1. **fpp**: False positive probability of the Bloom filter
   * Default: 0.05 (5%)
   * Range: 0 to 1
   * Impact: Lower values increase accuracy but also increase memory usage
   * Recommended values: 0.01 to 0.1 depending on accuracy requirements
2. **maxSizeInBytes**: Maximum size of the Bloom filter
   * Default: 0 (unlimited)
   * Impact: Limits memory usage by potentially increasing false positive rate
   * Takes precedence over fpp if both are specified
3. **loadOnHeap**: Memory allocation type
   * Default: false (use off-heap memory)
   * When true: Use Java heap memory
   * When false: Use off-heap memory
   * Impact: Affects memory management and garbage collection
4. **disabled**: Explicitly disable the Bloom filter
   * Default: false
   * When true: Disables the Bloom filter even if other parameters are specified

## Performance Considerations

1. **False Positive Rate vs Memory Usage**: Lower fpp values increase accuracy but require more memory. Choose a value that balances your accuracy needs with memory constraints.

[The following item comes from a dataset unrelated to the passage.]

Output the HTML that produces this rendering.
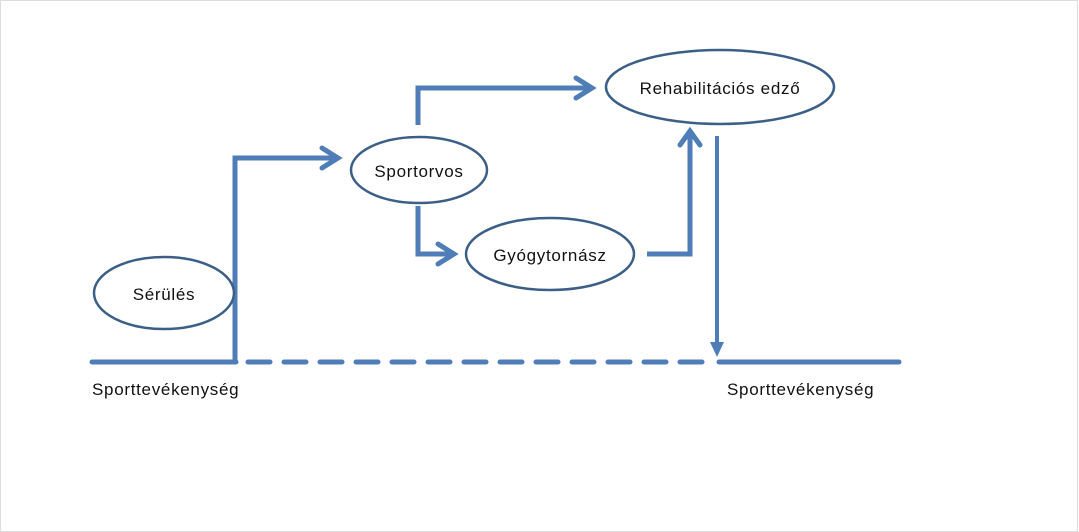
<!DOCTYPE html>
<html><head><meta charset="utf-8"><style>
html,body{margin:0;padding:0;background:#fff}
svg{display:block}
text{font-family:"Liberation Sans",sans-serif;font-size:17px;letter-spacing:0.7px;fill:#111}
</style></head><body>
<svg width="1079" height="532" viewBox="0 0 1079 532">
<rect x="0.5" y="0.5" width="1077" height="531" fill="#fff" stroke="#ddd"/>
<g fill="none" stroke="#4f7db8" stroke-width="5">
<line x1="92" y1="362" x2="236" y2="362" stroke-linecap="round"/>
<line x1="248" y1="362" x2="712" y2="362" stroke-dasharray="22,14" stroke-linecap="round"/>
<line x1="719" y1="362" x2="899" y2="362" stroke-linecap="round"/>
<polyline points="235,362 235,158 336,158"/>
<polyline points="322,148 338,158 322,168" stroke-linecap="round"/>
<polyline points="418,206 418,254 450,254"/>
<polyline points="438,244 454,254 438,264" stroke-linecap="round"/>
<polyline points="418,125 418,88 588,88"/>
<polyline points="576,78 592,88 576,98" stroke-linecap="round"/>
<polyline points="647,254 690,254 690,132"/>
<polyline points="680,145 690,131 700,145" stroke-linecap="round"/>
<line x1="717" y1="136" x2="717" y2="343" stroke-width="4"/>
</g>
<polygon points="710,342 724,342 717,357" fill="#4f7db8"/>
<g fill="#fff" stroke="#3c5f87" stroke-width="2.5">
<ellipse cx="164" cy="293" rx="70" ry="36"/>
<ellipse cx="419" cy="170" rx="68" ry="33"/>
<ellipse cx="550" cy="254" rx="84" ry="36"/>
<ellipse cx="720" cy="87" rx="114" ry="37"/>
</g>
<text x="164" y="300" text-anchor="middle">Sérülés</text>
<text x="419" y="177" text-anchor="middle">Sportorvos</text>
<text x="550" y="261" text-anchor="middle">Gyógytornász</text>
<text x="720" y="94" text-anchor="middle">Rehabilitációs edző</text>
<text x="92" y="395">Sporttevékenység</text>
<text x="727" y="395">Sporttevékenység</text>
</svg>
</body></html>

2. **Column Characteristics**: Bloom filters are most effective for columns with:
   * High cardinality (many unique values)
   * Selective equality predicates (filtering for specific values)
   * Values distributed across segments (not all values in all segments)
3. **Query Patterns**: Bloom filters accelerate queries with:
   * Equality conditions (`column = value`)
   * IN predicates with up to 10 values (`column IN (value1, value2, ...)`)
   * They do not help with range queries, LIKE, or other non-equality filters
4. **Segment Distribution**: The benefit increases with the number of segments that can be pruned. If all segments contain all values, the benefit will be minimal.
5. **Memory Management**: Use loadOnHeap=true with caution, as it impacts Java garbage collection. For most cases, the default off-heap setting is recommended.